## Given material
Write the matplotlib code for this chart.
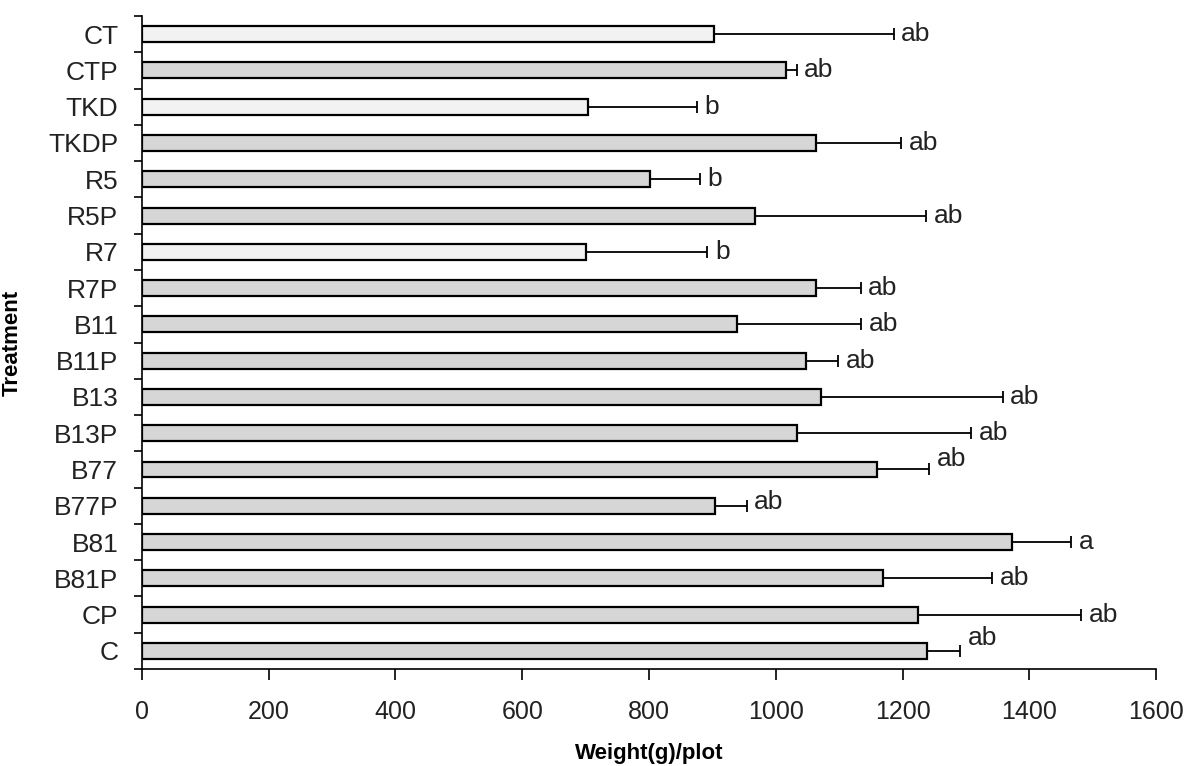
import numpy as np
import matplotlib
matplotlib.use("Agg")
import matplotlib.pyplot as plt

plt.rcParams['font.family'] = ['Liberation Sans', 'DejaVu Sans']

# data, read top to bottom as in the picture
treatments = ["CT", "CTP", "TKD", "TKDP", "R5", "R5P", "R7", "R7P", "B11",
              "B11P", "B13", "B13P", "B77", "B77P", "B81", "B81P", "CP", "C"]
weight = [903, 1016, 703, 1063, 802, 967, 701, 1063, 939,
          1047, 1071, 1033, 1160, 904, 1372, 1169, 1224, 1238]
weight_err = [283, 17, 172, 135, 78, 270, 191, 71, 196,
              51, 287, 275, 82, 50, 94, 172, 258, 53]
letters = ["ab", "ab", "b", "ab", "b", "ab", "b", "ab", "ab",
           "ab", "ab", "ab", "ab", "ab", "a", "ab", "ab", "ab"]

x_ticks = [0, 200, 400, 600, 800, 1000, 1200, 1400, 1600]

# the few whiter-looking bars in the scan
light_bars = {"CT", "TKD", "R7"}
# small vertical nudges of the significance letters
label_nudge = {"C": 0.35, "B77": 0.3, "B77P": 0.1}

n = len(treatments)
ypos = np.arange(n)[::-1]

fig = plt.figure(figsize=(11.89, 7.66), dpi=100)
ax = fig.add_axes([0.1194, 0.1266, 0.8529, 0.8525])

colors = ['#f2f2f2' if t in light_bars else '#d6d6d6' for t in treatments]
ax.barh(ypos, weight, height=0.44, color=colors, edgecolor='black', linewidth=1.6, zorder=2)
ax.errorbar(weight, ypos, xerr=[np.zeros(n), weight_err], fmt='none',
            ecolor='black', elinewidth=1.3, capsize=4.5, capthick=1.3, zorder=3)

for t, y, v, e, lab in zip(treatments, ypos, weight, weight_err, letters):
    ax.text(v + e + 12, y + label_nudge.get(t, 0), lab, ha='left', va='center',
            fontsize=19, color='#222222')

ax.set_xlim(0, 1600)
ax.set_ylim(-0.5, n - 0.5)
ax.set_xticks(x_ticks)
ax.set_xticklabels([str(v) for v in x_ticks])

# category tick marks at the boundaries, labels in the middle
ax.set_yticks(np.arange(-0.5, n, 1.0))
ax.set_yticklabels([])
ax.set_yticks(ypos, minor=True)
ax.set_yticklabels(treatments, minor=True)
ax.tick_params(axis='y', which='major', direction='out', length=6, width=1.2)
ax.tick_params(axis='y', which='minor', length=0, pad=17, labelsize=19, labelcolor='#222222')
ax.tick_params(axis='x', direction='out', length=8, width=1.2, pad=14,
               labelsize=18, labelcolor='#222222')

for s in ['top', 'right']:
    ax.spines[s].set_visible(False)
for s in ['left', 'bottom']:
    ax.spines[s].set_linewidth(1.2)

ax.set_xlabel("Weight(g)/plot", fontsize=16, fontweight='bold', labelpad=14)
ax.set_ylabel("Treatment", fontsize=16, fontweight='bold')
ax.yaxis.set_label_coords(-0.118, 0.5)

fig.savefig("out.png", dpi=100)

## Exercise
Search the lines above for the string "matplotlib", then show every one that has it.

## Exercise answer
Write the matplotlib code for this chart.
import matplotlib
matplotlib.use("Agg")
import matplotlib.pyplot as plt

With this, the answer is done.